At the D.C. Circuit, the government appeared on similarly shaky ground.

Plaintiffs’ attorneys argue that the policy—formally rooted in Executive Order 14183—violates the Fifth Amendment and is steeped in unconstitutional animus. U.S. District Judge Reyes agreed in March, issuing a nationwide preliminary injunction halting the ban and blasting it as “soaked in animus and dripping with pretext.” However, the appeals court on Tuesday signaled that it might limit the injunction’s scope to only the 32 named plaintiffs.

Such a move would abandon thousands of transgender troops in every branch of the military, once again subjecting them to forced separation, canceled enlistments, or concealment.

“This is not a theoretical harm,” Minter told the court. “These are people already serving, already deployed. If the injunction is limited, they’ll have to out themselves, say they’re part of a lawsuit—or be expelled.”

After the hearing, Minter told The Advocate the DOJ’s fallback argument—that animus doesn’t matter if the government also has “some good reasons”—was “extraordinary” and dangerous. “They’re not disputing that the policy is based on animus,” he said. “They’re just saying it doesn’t matter. That’s not the law.”

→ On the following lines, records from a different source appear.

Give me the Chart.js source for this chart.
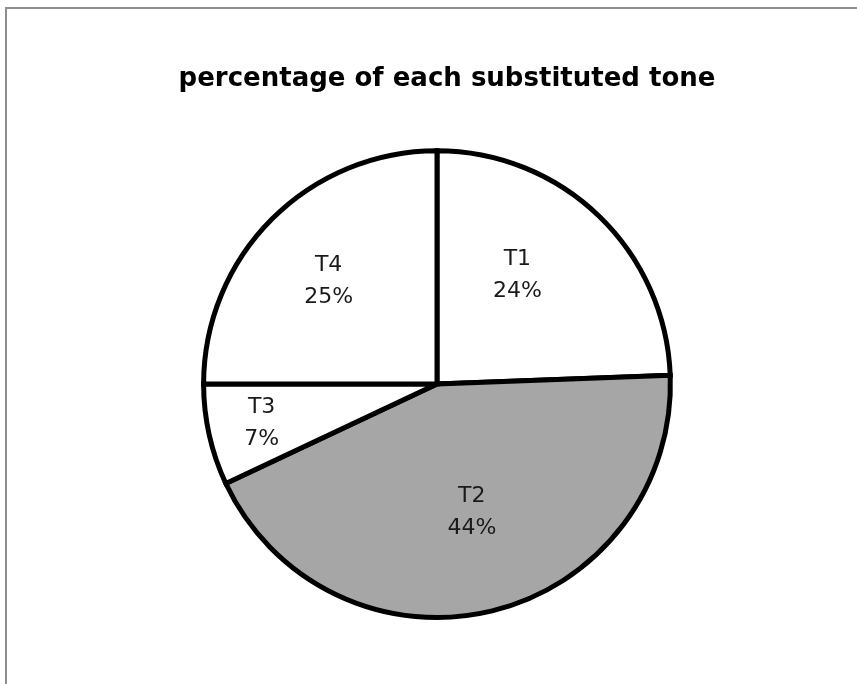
<!DOCTYPE html>
<html>
<head>
<meta charset="utf-8">
<script src="https://cdn.jsdelivr.net/npm/chart.js@4"></script>
<style>
  html, body { margin: 0; padding: 0; background: #fff; }
  #wrap { position: relative; width: 857px; height: 684px; overflow: hidden; }
  #frame {
    position: absolute; left: 5px; top: 7px; width: 900px; height: 720px;
    border: 2px solid #8e8e8e; box-sizing: border-box;
  }
  #toneChart { position: absolute; left: 0; top: 0; }
</style>
</head>
<body>
<div id="wrap">
  <div id="frame"></div>
  <canvas id="toneChart" width="857" height="684"></canvas>
</div>
<script>
const tones = ["T1", "T2", "T3", "T4"];
const tonePercent = [24.4, 43.6, 7, 25];
const sliceColors = ["#ffffff", "#a6a6a6", "#ffffff", "#ffffff"];
// where each label sits: fraction of radius, and a small angle tweak (deg), like excel's best fit
const labelRadius = [0.58, 0.57, 0.77, 0.64];
const labelTurn = [-7.5, -1.5, 0, -1.5];

const ctx = document.getElementById("toneChart").getContext("2d");

// title is a bit right of the pie in the original
const nudgeTitle = {
  id: "nudgeTitle",
  afterLayout(chart) {
    const t = chart.titleBlock;
    if (t) {
      t.left += 10;
      t.right += 10;
    }
  },
};

const sliceLabels = {
  id: "sliceLabels",
  afterDatasetsDraw(chart) {
    const c = chart.ctx;
    const meta = chart.getDatasetMeta(0);
    const total = tonePercent.reduce((a, b) => a + b, 0);
    c.save();
    c.font = "22px 'DejaVu Sans'";
    c.fillStyle = "#1a1a1a";
    c.textAlign = "center";
    c.textBaseline = "middle";
    meta.data.forEach((arc, i) => {
      const mid = (arc.startAngle + arc.endAngle) / 2 + (labelTurn[i] * Math.PI) / 180;
      const r = arc.outerRadius * labelRadius[i];
      const x = arc.x + Math.cos(mid) * r;
      const y = arc.y + Math.sin(mid) * r;
      const pct = Math.round((tonePercent[i] / total) * 100) + "%";
      c.fillText(tones[i], x, y - 16);
      c.fillText(pct, x, y + 16);
    });
    c.restore();
  },
};

new Chart(ctx, {
  type: "pie",
  data: {
    labels: tones,
    datasets: [
      {
        data: tonePercent,
        backgroundColor: sliceColors,
        borderColor: "#000000",
        borderWidth: 5,
        borderJoinStyle: "miter",
      },
    ],
  },
  options: {
    responsive: false,
    animation: false,
    layout: {
      padding: { left: 100, right: 83, top: 0, bottom: 64 },
    },
    plugins: {
      legend: { display: false },
      tooltip: { enabled: false },
      title: {
        display: true,
        text: "percentage of each substituted tone",
        color: "#000000",
        font: { family: "'DejaVu Sans'", size: 26, weight: "bold" },
        padding: { top: 64, bottom: 53 },
      },
    },
  },
  plugins: [nudgeTitle, sliceLabels],
});
</script>
</body>
</html>
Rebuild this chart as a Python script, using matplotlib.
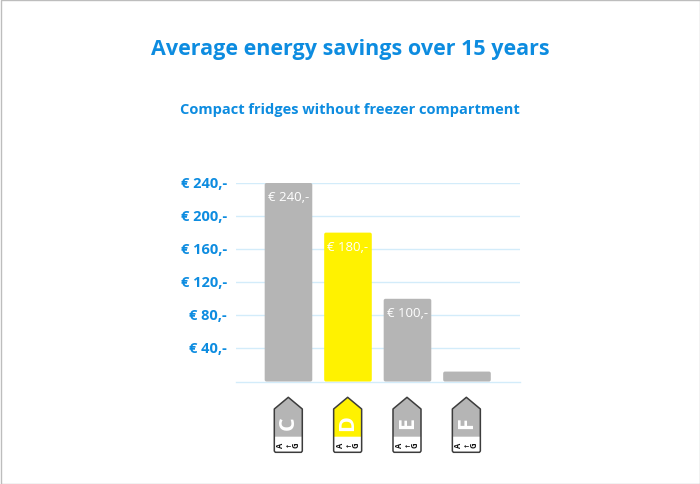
import matplotlib
matplotlib.use("Agg")
import matplotlib.pyplot as plt
from matplotlib.patches import FancyBboxPatch, Polygon, Rectangle
from matplotlib.transforms import ScaledTranslation

plt.rcParams['font.family'] = ['Open Sans', 'DejaVu Sans']

# 数据
classes = ["C", "D", "E", "F"]
savings = [240, 180, 100, 12]
bar_labels = ["€ 240,-", "€ 180,-", "€ 100,-", ""]
bar_colors = ["#b5b5b5", "#fff200", "#b5b5b5", "#b5b5b5"]
ticks = [40, 80, 120, 160, 200, 240]
tick_labels = ["€ 40,-", "€ 80,-", "€ 120,-", "€ 160,-", "€ 200,-", "€ 240,-"]
blue = "#0d8ce0"

W, H = 700, 485
fig = plt.figure(figsize=(7, 4.85), dpi=100)

# 整张图用像素坐标，画标题和标签
bg = fig.add_axes([0, 0, 1, 1])
bg.set_xlim(0, W)
bg.set_ylim(H, 0)
bg.axis("off")
bg.add_patch(Rectangle((0.5, 0.5), W - 1, H - 1, fc="white", ec="#bdbdbd", lw=1))
bg.text(350, 50, "Average energy savings over 15 years", color=blue, fontsize=15.5,
        fontweight="bold", ha="center", va="center")
bg.text(350, 110, "Compact fridges without freezer compartment", color=blue, fontsize=10.5,
        fontweight="bold", ha="center", va="center")

# 柱状图
ax = fig.add_axes([236 / W, 1 - 382.5 / H, 284 / W, 198.5 / H])
ax.patch.set_alpha(0)
ax.set_xlim(-0.882, 3.891)
ax.set_ylim(0, 240)
ax.set_yticks(ticks)
ax.set_yticklabels(tick_labels, color=blue, fontsize=10.5, fontweight="bold")
ax.set_xticks([])
ax.tick_params(axis="y", length=0, pad=6.7)
# 刻度文字往上挪一点
shift = ScaledTranslation(0, 1.5 / 100, fig.dpi_scale_trans)
for lab in ax.get_yticklabels():
    lab.set_transform(lab.get_transform() + shift)
ax.grid(axis="y", color="#d3ecfa", lw=1)
ax.set_axisbelow(True)
for s in ["top", "left", "right"]:
    ax.spines[s].set_visible(False)
ax.spines["bottom"].set_color("#d3ecfa")
ax.spines["bottom"].set_linewidth(1)

# 圆角柱子
bar_w = 0.8
for i, v in enumerate(savings):
    ax.add_patch(FancyBboxPatch((i - bar_w / 2, 0), bar_w, v, boxstyle="round,pad=0,rounding_size=0.03",
                                mutation_aspect=72, fc=bar_colors[i], ec="none", zorder=3))
    if bar_labels[i]:
        ax.annotate(bar_labels[i], (i, v), xytext=(0, -14), textcoords="offset pixels",
                    color="white", fontsize=9.5, ha="center", va="center", zorder=4)

# 能效标签
for i, c in enumerate(classes):
    cx = 288.3 + i * 59.35
    col = bar_colors[i]
    outline = [(cx - 14, 410), (cx, 398.3), (cx + 14, 410), (cx + 14, 452), (cx + 13, 453.3),
               (cx - 13, 453.3), (cx - 14, 452)]
    bg.add_patch(Polygon(outline, closed=True, fc="white", ec="none", zorder=2))
    top = [(cx - 14, 410), (cx, 398.3), (cx + 14, 410), (cx + 14, 437.7), (cx - 14, 437.7)]
    bg.add_patch(Polygon(top, closed=True, fc=col, ec="none", zorder=3))
    bg.add_patch(Polygon(outline, closed=True, fc="none", ec="#3c3c3c", lw=1.1, zorder=4, joinstyle="round"))
    bg.text(cx + 0.3, 423, c, color="white", fontsize=15.5, fontweight="bold", rotation=90,
            ha="center", va="center", zorder=5)
    bg.text(cx - 7.5, 445.5, "A", color="#111111", fontsize=5.5, fontweight="bold", rotation=90,
            ha="center", va="center", zorder=5)
    bg.text(cx + 0.3, 445.5, "←", color="#111111", fontsize=4.5, fontweight="bold",
            ha="center", va="center", zorder=5)
    bg.text(cx + 8, 445.5, "G", color="#111111", fontsize=5.5, fontweight="bold", rotation=90,
            ha="center", va="center", zorder=5)

fig.savefig("out.png", dpi=100)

The Trump administration has already suffered a similar defeat across the country. Last week, the 9th U.S. Circuit Court of Appeals upheld an injunction in Emily Shilling v. United States, a parallel case out of Washington state. There, U.S. District Judge Benjamin Settle found no credible evidence that inclusive service harmed the military, writing, “Any evidence that such service over the past four years harmed any of the military’s inarguably critical aims would be front and center. But there is none.”

In both Talbott and Shilling, courts have so far agreed: Transgender people meet military standards, and targeting them serves no legitimate purpose.

In D.C., even Katsas—typically aligned with government deference—questioned the policy’s internal logic. “What sense does it make to make it harder to stay in than to get in?” he asked, pointing to the stricter retention standards compared to accession.

The court’s decision will be pivotal, especially on whether to uphold Reyes’ nationwide injunction. For plaintiffs like Army Reserve Second Lt. Nic Talbott, who has fought to serve for nearly a decade, it’s personal.

“I can’t even describe how much I enjoy my time in uniform,” Talbott told The Advocate in March. “If the court does issue an injunction, it’ll be a huge sigh of relief—but the fight will not be over.”